11.08.2010 | 20:00 | Fragen & Antworten
Experte: Brände verteilen Radioaktivität über größeres Gebiet
München - Die Brände um die Stadt Brjansk können radioaktive Teilchen aufwirbeln, die noch vom Reaktorunglück in Tschernobyl 1986 stammen. |
Das ist zwar aktuell nicht sehr gefährlich, sagte Peter Jacob, Leiter der Arbeitsgruppe Risikoanalyse am Helmholtz Zentrum München. Aber langfristig kann radioaktives Cäsium auf bisher nicht kontaminierte Felder gelangen.
Welche Gefahr droht, wenn radioaktiv kontaminierte Wälder brennen?
Jacob: «Für die Leute, die dort wohnen, würde ich Entwarnung geben. Die Gefahr, die dort durch Radioaktivität auftritt, dürfte sehr gering sein, weil das Cäsium überwiegend über die Nahrungskette wirkt. Das Einatmen selber spielt nicht so eine große Rolle.»
Was geschieht mit den Feuerwehrleuten?
Jacob: «Die Feuerwehrleute, die jetzt da im Rauch stehen, die haben andere Probleme als das Cäsium. Die atmen Rauch ein und kämpfen mit der Hitze. Ich nehme an, dass Radioaktivität dort eine untergeordnete Rolle spielt.»
Können radioaktive Stoffe durch das Feuer bis Deutschland kommen?
Jacob: «Das halte ich für extrem unwahrscheinlich. Dazu wäre ein Transport über eine große Entfernung nötig. Das Feuer wird keinen so starken Auftrieb haben, dass das passiert, und große Stürme haben wir ja im Moment nicht.»
Und wenn der Wind dennoch mal stark von Osten bläst?
«Deutschland ist eines der Länder, die am besten ausgerüstet sind. Wir haben das sogenannte IMIS mit 2.000 Messstationen, die über das Land verteilt sind. Und wenn hier irgendwo Radioaktivität ankommt, wird das sofort online gemeldet.»
Gibt es langfristige Risiken?
«Ich sehe die Gefahr darin, dass sich die radioaktiven Stoffe ausbreiten. Das Cäsium ist sowieso da, nur ist es jetzt im Wald und durch das Feuer kann es zum Beispiel in ein Dorf oder auf Äcker getragen werden.»
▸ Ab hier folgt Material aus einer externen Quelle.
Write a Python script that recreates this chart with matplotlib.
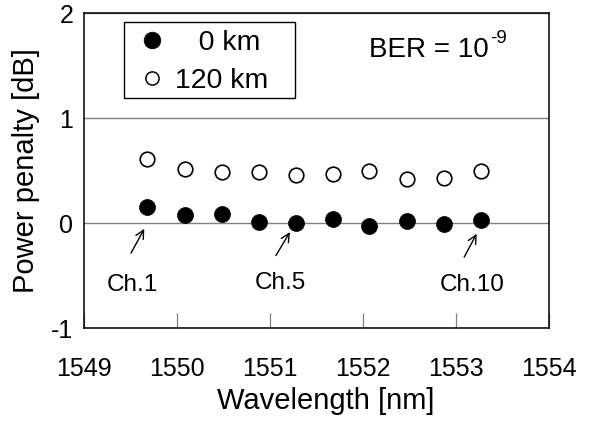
import numpy as np
import matplotlib.pyplot as plt
from matplotlib.lines import Line2D
from matplotlib.patches import Rectangle

plt.rcParams['font.family'] = ['Liberation Sans', 'DejaVu Sans']

# channel wavelengths [nm] and power penalty [dB]
wavelength = [1549.68, 1550.08, 1550.48, 1550.88, 1551.28,
              1551.68, 1552.07, 1552.47, 1552.87, 1553.27]
penalty_0km = [0.15, 0.08, 0.09, 0.01, 0.00, 0.04, -0.03, 0.02, -0.01, 0.03]
penalty_120km = [0.61, 0.52, 0.49, 0.49, 0.46, 0.47, 0.50, 0.42, 0.43, 0.50]

xticks = [1549, 1550, 1551, 1552, 1553, 1554]
yticks = [-1, 0, 1, 2]

# channel marks: (label, text x, text y, arrow tip, arrow tail)
channels = [
    ("Ch.1", 1549.52, -0.645, (1549.646, -0.054), (1549.503, -0.286)),
    ("Ch.5", 1551.107, -0.626, (1551.214, -0.086), (1551.063, -0.309)),
    ("Ch.10", 1553.175, -0.645, (1553.224, -0.102), (1553.09, -0.324)),
]

W, H = 589, 421
fig = plt.figure(figsize=(W / 100, H / 100), dpi=100)
ax = fig.add_axes([84.3 / W, 1 - 328 / H, 464.4 / W, 314.7 / H])

ax.plot(wavelength, penalty_0km, 'o', color='black', markersize=11.5,
        markeredgewidth=0.5, zorder=3)
ax.plot(wavelength, penalty_120km, 'o', markerfacecolor='white',
        markeredgecolor='black', markersize=10.5, markeredgewidth=1.2, zorder=3)

ax.set_xlim(1549, 1554)
ax.set_ylim(-1, 2)
ax.set_xticks(xticks)
ax.set_yticks(yticks)
ax.set_xticklabels([str(t) for t in xticks])
ax.set_yticklabels([str(t) for t in yticks])
ax.tick_params(axis='x', direction='in', length=11, width=0.9, color='#808080',
               labelsize=18, pad=21)
ax.tick_params(axis='y', length=0, labelsize=18, pad=8)
ax.yaxis.grid(True, color='#808080', linewidth=1.0)
ax.set_axisbelow(True)
for s in ax.spines.values():
    s.set_linewidth(1.1)
    s.set_color('black')

for lab, tx, ty, tip, tail in channels:
    ax.text(tx, ty, lab, fontsize=17.5, ha='center', va='baseline')
    ax.annotate('', xy=tip, xytext=tail,
                arrowprops=dict(arrowstyle='->', lw=1.0, color='black',
                                mutation_scale=15, shrinkA=0, shrinkB=0))

fig.text(369 / W, 1 - 56.7 / H, 'BER = 10', fontsize=20,
         ha='left', va='baseline')
fig.text(490 / W, 1 - 43 / H, '-9', fontsize=13.5,
         ha='left', va='baseline')

fig.text(326 / W, 1 - 401 / H, 'Wavelength [nm]', fontsize=21,
         ha='center', va='center')
fig.text(26 / W, 1 - 170.7 / H, 'Power penalty [dB]', fontsize=21,
         ha='center', va='center', rotation=90)

# legend
handles = [
    Line2D([], [], linestyle='none', marker='o', color='black',
           markersize=12, markeredgewidth=0.5),
    Line2D([], [], linestyle='none', marker='o', markerfacecolor='white',
           markeredgecolor='black', markersize=9.5, markeredgewidth=1.1),
]
fig.legend(handles, ['   0 km', '120 km'], loc='upper left',
           bbox_to_anchor=(135 / W, 1 - 30 / H), frameon=False,
           fontsize=20.5, borderpad=0, borderaxespad=0, handlelength=1.19,
           handletextpad=0.21, labelspacing=0.42, numpoints=1)
fig.patches.append(Rectangle((124 / W, 1 - 98 / H), 171 / W, 76 / H,
                             transform=fig.transFigure, fill=False,
                             edgecolor='black', linewidth=1.0))

fig.savefig('out.png', dpi=100)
Sollte man die Gebiete wegen des radioaktiven Cäsiums sperren?
Man kann den Boden auch einfach umpflügen, dann ist es in tieferen Bodenschichten. Im Notfall müsste man kontaminierten Boden abtragen. Aber das kann erst im Ernstfall entschieden werden. (dpa)
Hintergrund:
Radioaktivität
Radioaktivität ist ein spontaner Zerfall von instabilen Atomkernen. Dabei ändern sich Masse und Kernladung, und es wird Energie freigesetzt. Diese wird als ionisierende Strahlung abgegeben. Sie hat eine direkt schädigende Wirkung auf die Zelle als kleinste biologische Einheit. Deshalb kann die Strahlung beispielsweise Krebs auslösen und je nach Stärke sogar tödlich sein. Einen unteren Schwellenwert gibt es nicht. Für die Art der Gesundheitsgefährdung durch Radioaktivität ist die empfangene Dosis entscheidend.
Seit 1986 ist hierfür das Sievert (Sv) die international gültige Maßeinheit. Auch eine sehr geringe Strahlendosis kann unter ungünstigen Umständen Gewebe zerstören oder eine Tumorentwicklung anstoßen. Es gibt natürliche und künstliche Radioaktivität. Auf natürliche Weise kommt sie zum Beispiel durch kosmische Strahlung oder in Gesteinen vor. Je nach Region kann die Belastung erheblich schwanken.
Künstliche Radioaktivität entsteht etwa in Atomreaktoren und beim Röntgen. Die gesamte natürliche Strahlenbelastung in Deutschland beträgt dem Bundesamt für Strahlenschutz in Salzgitter zufolge durchschnittlich 2,1 Millisievert (mSv) im Jahr. Je nach Wohnort, Ernährungs- und Lebensgewohnheiten reicht sie im einzelnen von 1 bis zu 10 Millisievert. Ein Arbeiter eines Atomkraftwerkes nimmt im Laufe von zehn Jahren eine Strahlendosis von etwa 50 bis 200 mSv auf.